The following notes are in no way comprehensive but form the basis of an elementary check-list. It is strongly recommended that you join a local club and seek their help and guidance. Do not attempt to fly without third party insurance. The British Model Flyers Association (BMFA) Tel. No. 0116 244028 will be able to provide you with details of your local club and provide third party insurance at nominal cost.


  1. Check all controls operate in the correct sense: 1. The Elevator goes down when the control stick is pushed i.e. towards the top of the case.
  2. The Rudder moves to the right when the control stick is moved to the right
  3. The right Aileron goes UP when the control stick is moved to the right.
  4. The Throttle is fully open when the throttle stick is pushed forward towards the top of the case.
  5. Check control movements / balance point:
    • Ailerons +/- 12mm
    • Elevator +/- 12mm
    • Rudder +/- 25 degrees
    • Balance Point 75mm +/- 5mm (Mainspar)
  6. Check ALL engine bolts and screws for tightness, particularly if the engine is new. I personally nearly lost the carburettor screws during ground running checks!
  7. Balance wing. Insert slivers of lead sheet or screws into 'light' wing.
  8. Assemble the model using 100mm rubber bands. Check the balance point is 65mm +/- 5mm back from leading edge (fuel tank empty). Adjust as necessary by adding weight to the tail or placing weights underneath fuel tank.
  9. Check flying surfaces for warps (twisting). Warps can be removed in the wings by twisting the wing in the opposite direction and re-smoothing the covering using a warm iron.
  10. If fitting a higher powered engine i.e. an MDS 38 it is strongly recommended that 3mm carbon rod is inserted in the flute of the Tailplane and Fin to prevent twisting during high stress manoeuvres. One just in front of the hinge line and a second just back from the leading edge. Wrap the carbon rod in masking tape to stop it 'rattling' around.
  11. It is recommended that the engine cowl is not fitted for initial test flights just incase there is a problem and the model crashes. It also aids engine cooling if it is a new engine that is being run in. With a new engine observe the manufacturers running in procedure. Run the engine rich and do not hold peak RPM for more than a few seconds. At the first signs of distress throttle back. Recommended propellor for MDS 28 9inx5in or 9inx6in. For the MDS 38 a 10inx5in is recommended. A finer pitch propellor will give the engine static thrust for takeoff thrust and not load the engine quite once the model is airborne.
  12. After flying please thoroughly clean oil and fuel residue from the model. Oil, if allowed, will seep under the covering and desolve the tape adhesive over time making it more difficult to refurbish the model should it become necessary. Window cleaning fluid or or car screenwash do a good job.
  13. At the start of each flying session it is recommended that the engine is run rich, on full throttle, on the ground for a few minutes to clear any oil residue from the tank and carburettor etc. Failure to do this could result in the engine cutting once airborne.

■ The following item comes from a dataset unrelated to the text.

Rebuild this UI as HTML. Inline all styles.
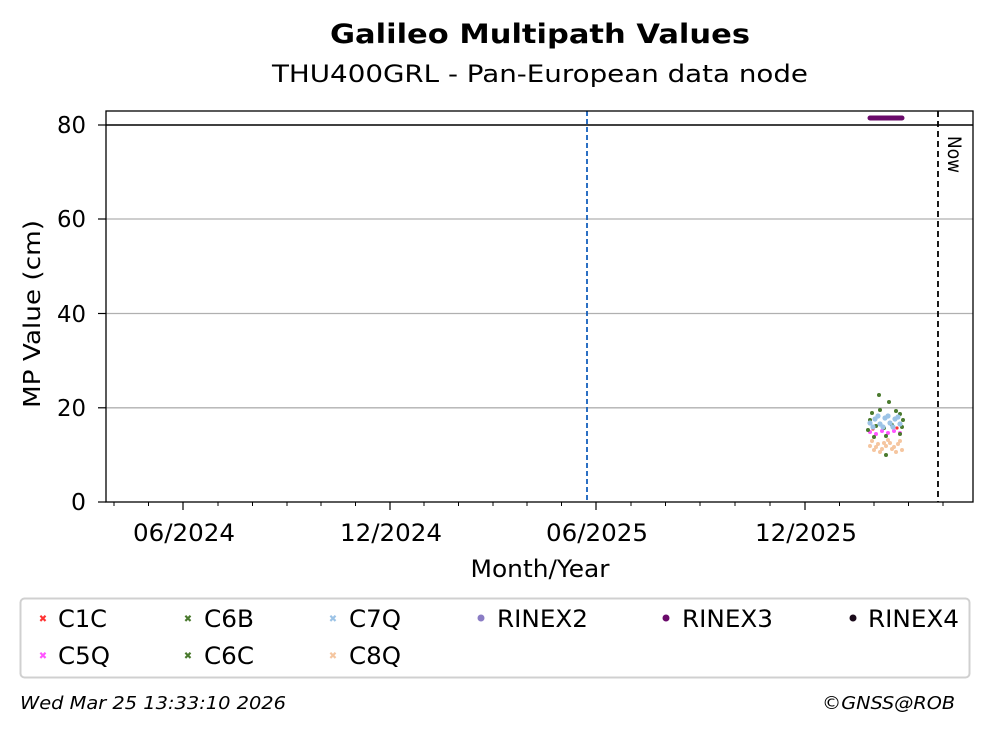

Flying - Some common problems

Again these notes are deliberately brief. It is not possible to cover all aspects of model flying in the building instructions so if you are inexperienced please seek help.

  1. Model noses over on take-off. Balance point could be too far back. Hold in full up elevator until model starts to lift-off then promptly return elevator to neutral. Failure to release the elevator could result in the model tip stalling into the ground immediately after takeoff.
  2. Model does not track straight on the ground or is difficult to keep tracking in a straight line. Possible causes misaligned undercarriage, Rudder control surface out of trim or model not being directly into wind for takeoff or not applying enough up elevator on takeoff run. Check U/C alignment, neutralise rudder ensure model is taking off into wind. If problem still persists put toe-in on undercarriage and or use rates to reduce the sensitivity of the rudder on take-off but restore full rudder control when airborne.
  3. Model wants to climb continuously but when the throttle is closed or the engine cuts model dives. Not enough downthrust on engine or balance point too far back. Check balance point and move forward if necessary. Pack up back of engine with washers and try again. If still insufficient pack engine mount.
  4. Model 'tip' stalls i.e. drops a wing when slowed down. Possible cause a warped wing, or trying to fly too slowly.
  5. When looping into wind, wings level, the model 'corkscrews' out of the loop. Most likely cause, other than a warped wing, rudder not trimmed to neutral. Note direction of screw and adjust rudder trim. Try again ensuring model is pointing into wind and the wings are level throughout the loop. Repeat until satisfied.
  6. Model dives during a roll. Insufficient down elevator during the 'inverted' phase of the roll or lack of speed. Ensure model has sufficient speed to carry out the roll and start the roll with a slightly nose up attitude.
  7. Model dives in a turn. Most likely cause not enough up elevator applied in the turn. Watch the fuselage during the turn, keep it level.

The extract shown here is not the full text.